No Recife é possível ser evangélico e de esquerda – 14/10/2024 – Juliano Spyer



“É impossível a pessoa ser evangélica e de esquerda.” Essa frase, repetida à exaustão por religiosos bolsonaristas, contrasta com o resultado de votações como a que reelegeu João Campos como prefeito do Recife.

A palavra “socialista” está no nome do partido que ele representa e, no entanto, de cada 10 eleitores, 8 quiseram que ele permanecesse no cargo. O que, então, o caso do Recife nos ensina sobre relacionamento entre esquerda e evangélicos?

Procurei o pastor batista José Marcos da Silva para responder a essa pergunta. Uma das atividades da organização que ele lidera, o Instituto Solidare, é fiscalizar os gastos da Prefeitura do Recife em obras para prevenir alagamentos na cidade. Ele transita entre evangélicos de esquerda e direita e conhece bem os equipamentos públicos, especialmente o sistema de saúde, do qual depende. Em resumo, é uma liderança religiosa que conhece o mundo popular por dentro e está atento à política.

Para o pastor José Marcos, a inovação de João Campos —paradoxalmente— está em ele ser um político tradicional, no sentido de evitar o radicalismo e negociar com todas as partes. “Em uma régua onde a extrema esquerda fica no zero e a extrema direita no dez, ele é bem aceito por todos os que estão entre o 3 e o 7.”

Outro diferencial de Campos, segundo o pastor, é sua neutralidade no campo religioso. Ele seria bem recebido aonde quisesse ir, de igrejas evangélicas a terreiros de candomblé, mas evita visitar templos, negociar apoio com líderes. Ao mesmo tempo, sua linguagem popular permite que ele se comunique naturalmente com pessoas de diversas crenças, ao falar de fé e de Deus de forma ampla.

Assim, age de forma oposta ao PT, que nas últimas décadas tem se aproximado de líderes religiosos poderosos, mas não esconde seu desinteresse pela religião. José Marcos diz: “Essa esquerda jogou a igreja para o canto da parede como quem varre a sala com pressa”.

Essa lógica se aplica também às pautas identitárias, que dificultam a relação da esquerda com evangélicos. Segundo o pastor, João Campos prefere atuar na prática, oferecendo serviços e reconhecendo direitos, em vez de alimentar divisões ou se prender a debates sobre quem está certo ou errado.

Porém, nada disso funcionaria sem o principal: melhorar a vida das pessoas. José Marcos cita escolas reformadas, obras de contenção das cheias, postos de saúde funcionando e creches decentes. “Na hora da eleição, se o pastor diz algo, o evangélico mais pobre ouve, mas na hora de votar, aperta o número e ponto final.”

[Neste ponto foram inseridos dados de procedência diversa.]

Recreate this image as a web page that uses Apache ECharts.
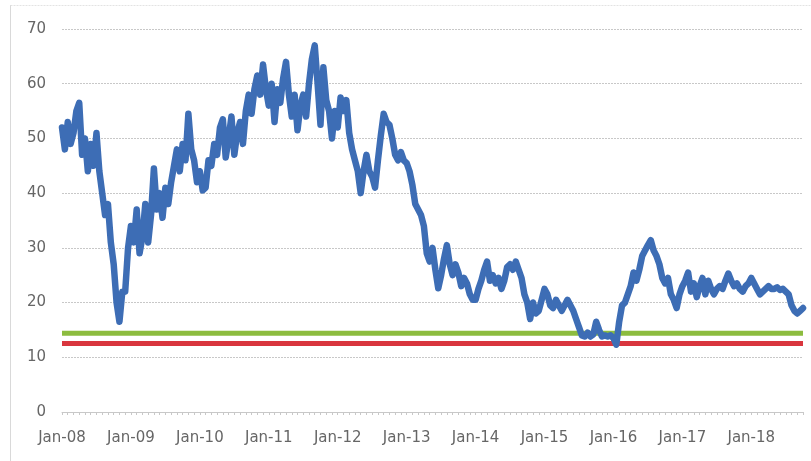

Obviamente, a fórmula de sucesso de João Campos é muito mais difícil de ser emulada. Ele é produto de várias gerações de políticos nordestinos. Aprendeu a fazer política em casa, desde cedo, na prática, observando e ouvindo os mais experientes. Ele também combina carisma e juventude com a capacidade de se comunicar pelas redes sociais. “Falar a língua do povo”, mas online.

Além disso, o modo de João Campos lidar com a religião não foi testado. Ele ainda não é um nome nacional e não apareceu como adversário do bolsonarismo religioso. Mas isso deve acontecer em breve.